While many industries are feeling the pain of the current economic crisis, the pet industry is booming.
Americans spent $41 billion dollars on their pets last year, and that figure is expected to grow by 5 percent this coming year, according to the American Pet Products Manufacturing Association.
We spend money not only on necessites like pet food. High-end pet services are proliferating -- doggie day care, pet spas, and medical insurance policies.
You can buy pet strollers and pet waterbeds. You can put up your pet at the "Presidential Suite" at the Ritzy Canine Carriage House in Manhattan for $175 a night (breakfast included).
When Hurricane Katrina hit, some Gulf Coast residents risked staying home rather than abandon their pets. No story tugged at people's heartstrings more than the young boy sobbing as the police took his little dog, Snowball, from his arms when he boarded the bus leaving the Superdome.
Identifying with this little boy was not surprising. Nearly 4 out of every 10 adults own a dog, and 6 out of 10 adults have some pet to call their own.
Most of us consider our pets to be full-fledged members of the family, according to a 2005 Pew Social Trends Report of more than 3,000 representative Americans.
Fully 85 percent considered their dogs to be family members, as did 78 percent of those who owned cats.
"When you ask adults about their parents, 87 percent say they feel close to their mom and 74 percent say they feel close to their dads," found the Pew survey.
"But the family intimacy rankings look like this: dog 94 percent, mom 87 percent, cat 84 percent, dad 74 percent."

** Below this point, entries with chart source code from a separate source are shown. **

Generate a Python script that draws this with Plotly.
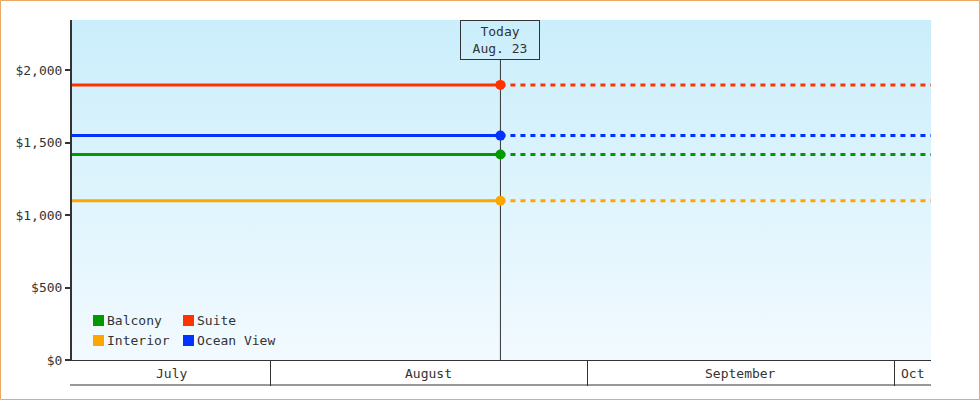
import base64
import pandas as pd
import plotly.graph_objects as go

# cabin prices (flat until today, projected after)
cabins = ['Balcony', 'Suite', 'Interior', 'Ocean View']
prices = [1419, 1899, 1099, 1549]
colors = ['#009900', '#ff3300', '#ffa500', '#0033ff']

start_date = '2024-07-12 12:00'
today_date = '2024-08-23 12:00'
end_date = '2024-10-05 00:00'
today_label = 'Today<br>Aug. 23'

months = ['July', 'August', 'September', 'Oct']
month_starts = ['2024-07-01', '2024-08-01', '2024-09-01', '2024-10-01']
x_range = ['2024-07-12 15:30', '2024-10-04 13:30']
y_ticks = [0, 500, 1000, 1500, 2000]
y_max = 2347

FONT = 'DejaVu Sans Mono'
INK = '#333333'
W, H = 980, 400
L, R, T, B = 72, 49, 20, 40
PW, PH = W - L - R, H - T - B


def px(x):
    return (x - L) / PW


def py(y):
    return (H - B - y) / PH


fig = go.Figure()

for name, price, color in zip(cabins, prices, colors):
    fig.add_trace(go.Scatter(x=[today_date, end_date], y=[price, price], mode='lines',
                             line=dict(color=color, width=3, dash='5px,5px'),
                             showlegend=False, hoverinfo='skip'))
for name, price, color in zip(cabins, prices, colors):
    fig.add_trace(go.Scatter(x=[start_date, today_date], y=[price, price], mode='lines+markers',
                             name=name, line=dict(color=color, width=3),
                             marker=dict(size=10, color=color), cliponaxis=False,
                             showlegend=False))

# gradient background for the plot area
svg = ('<svg xmlns="http://www.w3.org/2000/svg" width="100" height="100" viewBox="0 0 100 100" '
       'preserveAspectRatio="none"><defs><linearGradient id="g" x1="0" y1="0" x2="0" y2="1">'
       '<stop offset="0" stop-color="#caeefb"/><stop offset="1" stop-color="#f2faff"/>'
       '</linearGradient></defs><rect width="100" height="100" fill="url(#g)"/></svg>')
bg = 'data:image/svg+xml;base64,' + base64.b64encode(svg.encode()).decode()
fig.add_layout_image(source=bg, xref='paper', yref='paper', x=0, y=1, sizex=1, sizey=1,
                     xanchor='left', yanchor='top', sizing='stretch', layer='below')

# today marker line + box
fig.add_shape(type='line', xref='x', yref='paper', x0=today_date, x1=today_date,
              y0=0, y1=py(60), line=dict(color=INK, width=1), layer='below')
fig.add_annotation(x=today_date, xref='x', y=1, yref='paper', xanchor='center', yanchor='top',
                   text=today_label, showarrow=False, width=78, height=38, borderpad=0,
                   bordercolor=INK, borderwidth=1, font=dict(family=FONT, size=13, color=INK))

# month band under the axis
r0, r1 = pd.Timestamp(x_range[0]), pd.Timestamp(x_range[1])
for m, s in zip(months, month_starts):
    s = pd.Timestamp(s)
    e = s + pd.offsets.MonthBegin(1)
    a, b = max(s, r0), min(e, r1)
    mid = a + (b - a) / 2
    fig.add_annotation(x=mid, xref='x', y=py(373), yref='paper', text=m, showarrow=False,
                       xanchor='center', yanchor='middle', borderpad=0,
                       font=dict(family=FONT, size=13, color=INK))
fig.add_shape(type='line', xref='paper', yref='paper', x0=px(70), x1=1, y0=py(385), y1=py(385),
              line=dict(color=INK, width=1))

# legend, two columns
for i, (name, color) in enumerate(zip(cabins, colors)):
    col, row = i % 2, i // 2
    x0 = 93 + col * 90
    y0 = 315 + row * 20
    fig.add_shape(type='rect', xref='paper', yref='paper', x0=px(x0), x1=px(x0 + 11),
                  y0=py(y0 + 11), y1=py(y0), fillcolor=color, line=dict(width=0))
    fig.add_annotation(x=px(x0 + 13), y=py(y0 + 5.5), xref='paper', yref='paper', text=name,
                       showarrow=False, xanchor='left', yanchor='middle', borderpad=0,
                       font=dict(family=FONT, size=13, color=INK))

# outer frame
fig.add_shape(type='rect', xref='paper', yref='paper', x0=px(0.5), x1=px(W - 0.5),
              y0=py(H - 0.5), y1=py(0.5), line=dict(color='#e9a964', width=1))

fig.update_xaxes(type='date', range=x_range, tickvals=month_starts, ticks='outside', ticklen=25,
                 tickwidth=1, tickcolor=INK, showticklabels=False, showgrid=False, zeroline=False,
                 showline=True, linecolor=INK, linewidth=1)
fig.update_yaxes(range=[0, y_max], tickvals=y_ticks, ticktext=[f'${v:,}' for v in y_ticks],
                 ticks='outside', ticklen=5, tickwidth=2, tickcolor=INK, showgrid=False,
                 zeroline=False, showline=True, linecolor=INK, linewidth=2, layer='below traces',
                 tickfont=dict(family=FONT, size=13, color=INK))
fig.update_layout(width=W, height=H, margin=dict(l=L, r=R, t=T, b=B, autoexpand=False),
                  paper_bgcolor='white', plot_bgcolor='white', showlegend=False,
                  font=dict(family=FONT, size=13, color=INK))
fig.write_html('out.html', config={'displayModeBar': False},
               post_script="document.body.style.margin='0';")
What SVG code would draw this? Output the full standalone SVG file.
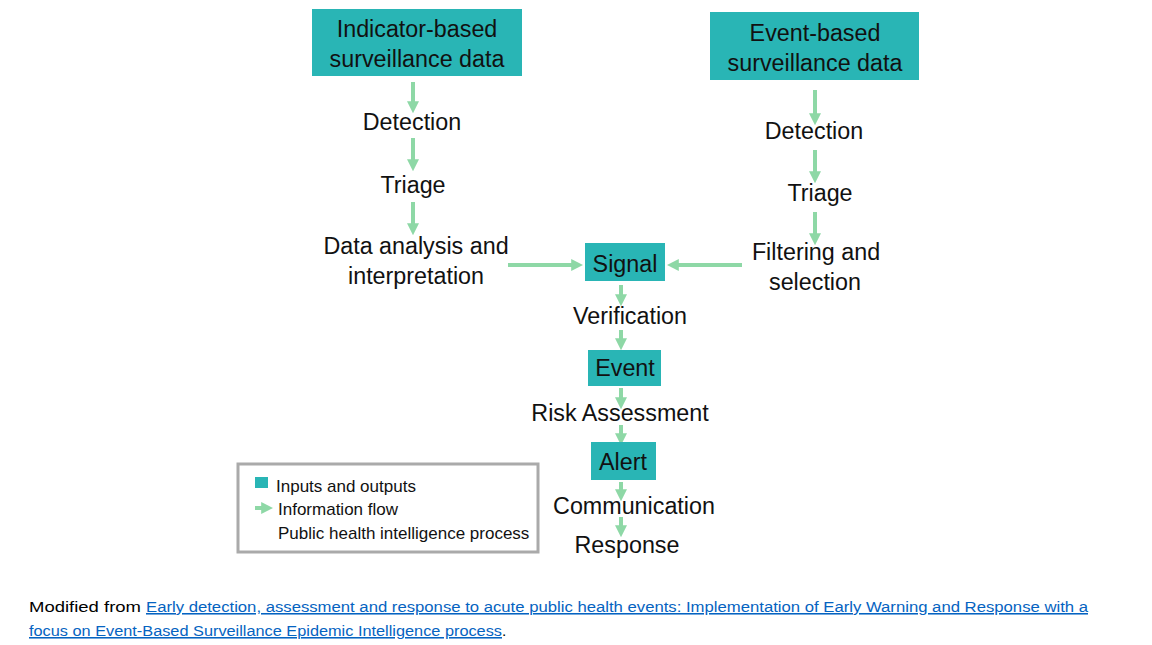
<svg xmlns="http://www.w3.org/2000/svg" width="1152" height="645" viewBox="0 0 1152 645">
<style>
.box{fill:#29B5B5}
.t{font-family:"Liberation Sans",Arial,sans-serif;font-size:23.3px;fill:#111;text-anchor:middle}
.lg{font-family:"Liberation Sans",Arial,sans-serif;font-size:17px;fill:#111}
.ft{font-family:"Liberation Sans",Arial,sans-serif;font-size:15.5px;fill:#000}
.lk{fill:#0563C1;text-decoration:underline}
.fl{stroke:#8ED8A6;stroke-width:4;fill:none;marker-end:url(#ah)}
</style>
<defs>
<marker id="ah" viewBox="0 0 10 10" refX="4" refY="5" markerWidth="3" markerHeight="3" orient="auto" markerUnits="strokeWidth">
<path d="M0,0 L10,5 L0,10 z" fill="#8ED8A6"/>
</marker>
</defs>
<rect width="1152" height="645" fill="#fff"/>
<g id="connectors">
<line class="fl" x1="413" y1="82" x2="413" y2="106"/>
<line class="fl" x1="413" y1="138" x2="413" y2="164"/>
<line class="fl" x1="413" y1="202" x2="413" y2="228"/>
<line class="fl" x1="815" y1="90" x2="815" y2="118"/>
<line class="fl" x1="815" y1="150" x2="815" y2="176"/>
<line class="fl" x1="815" y1="212" x2="815" y2="238"/>
<line class="fl" x1="508" y1="265" x2="576" y2="265"/>
<line class="fl" x1="742" y1="265" x2="674" y2="265"/>
<line class="fl" x1="621" y1="285" x2="621" y2="299"/>
<line class="fl" x1="621" y1="330" x2="621" y2="343"/>
<line class="fl" x1="621" y1="388" x2="621" y2="402"/>
<line class="fl" x1="621" y1="425" x2="621" y2="438"/>
<line class="fl" x1="621" y1="482" x2="621" y2="494"/>
<line class="fl" x1="621" y1="517" x2="621" y2="530"/>
</g>
<g id="indicator-data">
<rect class="box" x="312" y="9" width="210" height="67"/>
<text class="t" x="417" y="37">Indicator-based</text>
<text class="t" x="417" y="67">surveillance data</text>
</g>
<g id="event-data">
<rect class="box" x="710" y="12" width="209" height="68"/>
<text class="t" x="815" y="41">Event-based</text>
<text class="t" x="815" y="71">surveillance data</text>
</g>
<g id="detection-left"><text class="t" x="412" y="130">Detection</text></g>
<g id="triage-left"><text class="t" x="413" y="193">Triage</text></g>
<g id="analysis">
<text class="t" x="416" y="254">Data analysis and</text>
<text class="t" x="416" y="284">interpretation</text>
</g>
<g id="detection-right"><text class="t" x="814" y="139">Detection</text></g>
<g id="triage-right"><text class="t" x="820" y="201">Triage</text></g>
<g id="filtering">
<text class="t" x="816" y="260">Filtering and</text>
<text class="t" x="815" y="290">selection</text>
</g>
<g id="signal">
<rect class="box" x="585" y="243" width="80" height="38"/>
<text class="t" x="625" y="272">Signal</text>
</g>
<g id="verification"><text class="t" x="630" y="324">Verification</text></g>
<g id="event">
<rect class="box" x="588" y="350" width="73" height="36"/>
<text class="t" x="625" y="376">Event</text>
</g>
<g id="risk"><text class="t" x="620" y="421">Risk Assessment</text></g>
<g id="alert">
<rect class="box" x="591" y="442" width="65" height="38"/>
<text class="t" x="623" y="470">Alert</text>
</g>
<g id="communication"><text class="t" x="634" y="514">Communication</text></g>
<g id="response"><text class="t" x="627" y="553">Response</text></g>
<g id="legend">
<rect x="238" y="464" width="300" height="88" fill="#fff" stroke="#AAAAAA" stroke-width="3"/>
<rect class="box" x="255" y="477" width="13" height="11"/>
<text class="lg" x="276" y="492">Inputs and outputs</text>
<line x1="255" y1="508" x2="266" y2="508" stroke="#8ED8A6" stroke-width="4" marker-end="url(#ah)"/>
<text class="lg" x="278" y="515">Information flow</text>
<text class="lg" x="278" y="539">Public health intelligence process</text>
</g>
<g id="footer">
<text class="ft" x="29" y="612" textLength="112" lengthAdjust="spacingAndGlyphs">Modified from</text>
<text class="ft lk" x="146" y="612" textLength="942" lengthAdjust="spacingAndGlyphs">Early detection, assessment and response to acute public health events: Implementation of Early Warning and Response with a</text>
<text class="ft" x="29" y="636"><tspan class="lk" textLength="473" lengthAdjust="spacingAndGlyphs">focus on Event-Based Surveillance Epidemic Intelligence process</tspan>.</text>
</g>
</svg>
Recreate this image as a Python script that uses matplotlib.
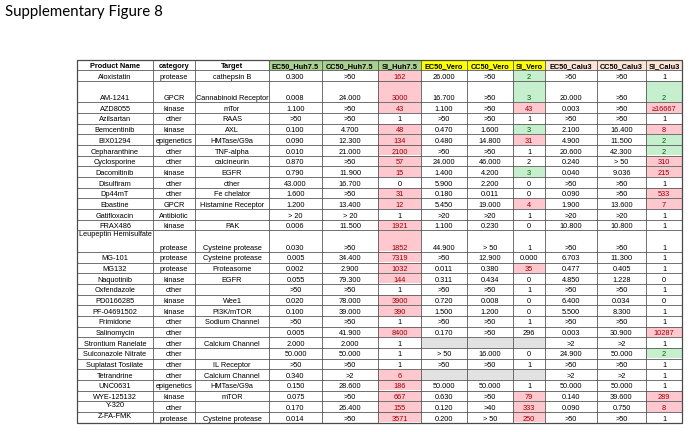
import matplotlib.pyplot as plt
from matplotlib.patches import Rectangle

# ---- table content ----
headers = ["Product Name", "category", "Target",
           "EC50_Huh7.5", "CC50_Huh7.5", "SI_Huh7.5",
           "EC50_Vero", "CC50_Vero", "SI_Vero",
           "EC50_Calu3", "CC50_Calu3", "SI_Calu3"]

names = ["Aloxistatin", "AM-1241", "AZD8055", "Azilsartan", "Bemcentinib", "BIX01294",
         "Cepharanthine", "Cyclosporine", "Dacomitinib", "Disulfiram", "Dp44mT", "Ebastine",
         "Gatifloxacin", "FRAX486", "Leupeptin Hemisulfate", "MG-101", "MG132", "Naquotinib",
         "Oxfendazole", "PD0166285", "PF-04691502", "Primidone", "Salinomycin",
         "Strontium Ranelate", "Sulconazole Nitrate", "Suplatast Tosilate", "Tetrandrine",
         "UNC0631", "WYE-125132", "Y-320", "Z-FA-FMK"]

categories = ["protease", "GPCR", "kinase", "other", "kinase", "epigenetics", "other", "other",
              "kinase", "other", "other", "GPCR", "Antibiotic", "kinase", "protease", "protease",
              "protease", "kinase", "other", "kinase", "kinase", "other", "other", "other",
              "other", "other", "other", "epigenetics", "kinase", "other", "protease"]

targets = ["cathepsin B", "Cannabinoid Receptor", "mTor", "RAAS", "AXL", "HMTase/G9a",
           "TNF-alpha", "calcineurin", "EGFR", "other", "Fe chelator", "Histamine Receptor",
           "", "PAK", "Cysteine protease", "Cysteine protease", "Proteasome", "EGFR", "",
           "Wee1", "PI3K/mTOR", "Sodium Channel", "", "Calcium Channel", "", "IL Receptor",
           "Calcium Channel", "HMTase/G9a", "mTOR", "", "Cysteine protease"]

ec50_huh = ["0.300", "0.008", "1.100", ">50", "0.100", "0.090", "0.010", "0.870", "0.790",
            "43.000", "1.600", "1.200", "> 20", "0.006", "0.030", "0.005", "0.002", "0.055",
            ">50", "0.020", "0.100", ">50", "0.005", "2.000", "50.000", ">50", "0.340",
            "0.150", "0.075", "0.170", "0.014"]
cc50_huh = [">50", "24.000", ">50", ">50", "4.700", "12.300", "21.000", ">50", "11.900",
            "16.700", ">50", "13.400", "> 20", "11.500", ">50", "34.400", "2.900", "79.300",
            ">50", "78.000", "39.000", ">50", "41.900", "2.000", "50.000", ">50", ">2",
            "28.600", ">50", "26.400", ">50"]
si_huh = ["162", "3000", "43", "1", "48", "134", "2100", "57", "15", "0", "31", "12", "1",
          "1921", "1852", "7319", "1032", "144", "1", "3900", "390", "1", "8400", "1", "1",
          "1", "6", "186", "667", "155", "3571"]

ec50_vero = ["26.000", "16.700", "1.100", ">50", "0.470", "0.480", ">50", "24.000", "1.400",
             "5.900", "0.180", "5.450", ">20", "1.100", "44.900", ">50", "0.011", "0.311",
             ">50", "0.720", "1.500", ">50", "0.170", "", "> 50", ">50", "", "50.000",
             "0.630", "0.120", "0.200"]
cc50_vero = [">50", ">50", ">50", ">50", "1.600", "14.800", ">50", "46.000", "4.200",
             "2.200", "0.011", "19.000", ">20", "0.230", "> 50", "12.900", "0.380", "0.434",
             ">50", "0.008", "1.200", ">50", ">50", "", "16.000", ">50", "", "50.000",
             ">50", ">40", "> 50"]
si_vero = ["2", "3", "43", "1", "3", "31", "1", "2", "3", "0", "0", "4", "1", "0", "1",
           "0.000", "35", "0", "1", "0", "0", "1", "296", "", "0", "1", "", "1", "79",
           "333", "250"]

ec50_calu = [">50", "20.000", "0.003", ">50", "2.100", "4.900", "20.600", "0.240", "0.040",
             ">50", "0.090", "1.900", ">20", "10.800", ">50", "6.703", "0.477", "4.850",
             ">50", "6.400", "5.500", ">50", "0.003", ">2", "24.900", ">50", ">2", "50.000",
             "0.140", "0.090", ">50"]
cc50_calu = [">50", ">50", ">50", ">50", "16.400", "11.500", "42.300", "> 50", "9.036",
             ">50", ">50", "13.600", ">20", "10.800", ">50", "11.300", "0.405", "1.228",
             ">50", "0.034", "8.300", ">50", "30.900", ">2", "50.000", ">50", ">2",
             "50.000", "39.600", "0.750", ">50"]
si_calu = ["1", "2", "\u226516667", "1", "8", "2", "2", "310", "215", "1", "533", "7", "1",
           "1", "1", "1", "1", "0", "1", "0", "1", "1", "10287", "1", "2", "1", "1", "1",
           "289", "8", "1"]

# highlight of SI cells: r = red, g = green, x = no data (grey), - = none
si_huh_mark = list("rrr-rrrrr-rr-rrrrr-rr-r---rrrrr")
si_vero_mark = list("ggr-gr--g--r----r------x--x-rrr")
si_calu_mark = list("-gr-rggrr-rr----------r-g---rr-")

columns = [names, categories, targets, ec50_huh, cc50_huh, si_huh,
           ec50_vero, cc50_vero, si_vero, ec50_calu, cc50_calu, si_calu]
marks = {5: si_huh_mark, 8: si_vero_mark, 11: si_calu_mark}

# ---- layout (pixels) ----
col_edges = [77, 153, 195, 269, 322, 378, 421, 467, 513, 545, 597, 646, 682]
top = 59.6
unit = 10.68
tall_rows = {"AM-1241": 2, "Leupeptin Hemisulfate": 2}
name_on_top = {"Leupeptin Hemisulfate", "Y-320", "Z-FA-FMK"}
vero_cols = (6, 7, 8)

head_fill = ["white"] * 3 + ["#a9d08e"] * 3 + ["#ffff00"] * 3 + ["#fce4d6"] * 3
red_fill, red_text = "#ffc7ce", "#9c0006"
green_fill, green_text = "#c6efce", "#006100"
grey_fill = "#e2e2e2"
line_col = "#4a4a4a"
fs = 5.3

plt.rcParams['font.family'] = ['Liberation Sans', 'DejaVu Sans']

fig = plt.figure(figsize=(6.9, 4.32), dpi=100)
ax = fig.add_axes([0, 0, 1, 1])
ax.set_xlim(0, 690)
ax.set_ylim(432, 0)
ax.axis('off')

ax.text(5, 12, "Supplementary Figure 8", fontsize=10.8, family=['Lato', 'DejaVu Sans'],
        va='center', ha='left', color='black')

# header
y0, y1 = top, top + unit
for j, h in enumerate(headers):
    x0, x1 = col_edges[j], col_edges[j + 1]
    ax.add_patch(Rectangle((x0, y0), x1 - x0, y1 - y0, facecolor=head_fill[j],
                           edgecolor='none', zorder=1))
    ax.text((x0 + x1) / 2, y1 - 2.2, h, fontsize=fs, fontweight='bold',
            ha='center', va='baseline', zorder=3)

row_lines = [y0, y1]
y = y1
for i, nm in enumerate(names):
    h = unit * tall_rows.get(nm, 1)
    ya, yb = y, y + h
    for j, col in enumerate(columns):
        x0, x1 = col_edges[j], col_edges[j + 1]
        txt = col[i]
        tcol = 'black'
        fill = None
        if j in marks:
            m = marks[j][i]
            if m == 'r':
                fill, tcol = red_fill, red_text
            elif m == 'g':
                fill, tcol = green_fill, green_text
        if j in vero_cols and marks[8][i] == 'x':
            fill = grey_fill
        if fill:
            ax.add_patch(Rectangle((x0 + 0.4, ya + 0.4), x1 - x0 - 0.8, h - 0.8,
                                   facecolor=fill, edgecolor='none', zorder=1))
        if not txt:
            continue
        if j == 0 and nm in name_on_top:
            ax.text((x0 + x1) / 2, ya + 1.0, txt, fontsize=fs, color=tcol,
                    ha='center', va='top', zorder=3)
        else:
            ax.text((x0 + x1) / 2, yb - 2.2, txt, fontsize=fs, color=tcol,
                    ha='center', va='baseline', zorder=3)
    y = yb
    row_lines.append(y)

bottom = y
for yl in row_lines:
    ax.plot([col_edges[0], col_edges[-1]], [yl, yl], color=line_col, lw=0.55, zorder=2)
for xl in col_edges:
    ax.plot([xl, xl], [top, bottom], color=line_col, lw=0.55, zorder=2)
ax.add_patch(Rectangle((col_edges[0], top), col_edges[-1] - col_edges[0], bottom - top,
                       facecolor='none', edgecolor=line_col, lw=0.9, zorder=2))

fig.savefig("out.png", dpi=100)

Pets provide a lot of benefits, studies show.
Tops on the list comes health:
Pet owners have lower blood pressure and cholesterol levels than people who don't have pets, found a study of more than 5,000 people done by the Baker Medical Research Institute.
People with pets make fewer visits to the doctor, especially for nonserious medical conditions, found the National Institute of Health.
Heart patients who owned pets had a much better chance of long-term survival than patients who didn't own pets, found the Life Care Foundation.
People who own dogs get out and exercise more and are more apt to talk to people. Having a dog with you makes you more approachable.
Pets reduce stress. One study evaluated people's responses to two tasks. They had to do a series of mental arithmetic problems. They had to submerge one hand in ice water for two minutes.
Before each task, people were asked to rate whether they saw the task as "challenging" or "threatening." An electric monitor recorded their baseline heart rate and blood pressure and then measured them once each minute while they did the task.
People performed the stress test in one of four randomly assigned conditions: 1. Alone; 2. In the presence of their pet; 3. In the presence of their spouse; and 4. In the presence of their spouse and pet.
Those with their pets present were more likely to describe the task as challenging, rather than threatening. When they were with their friends or spouses, they reacted worse to stress. Their pets did not evaluate them as their friends and spouses did.
Pets also stave off loneliness. The number of people we call confidantes is rapidly declining, finds the General Social Survey, which has measured our social networks for many years.
Pets help fill the gap. They keep us company and keep us amused.
Spending so much money on pets makes sense when you consider all these benefits. But I don't really need six pets, my husband has pointed out. We're down to two dogs and one cat. What he won't admit is that he enjoys them as much as I do.
Judith Kleinfeld is a professor of psychology, director of the Boys Project and co-director of Northern Studies at the University of Alaska Fairbanks.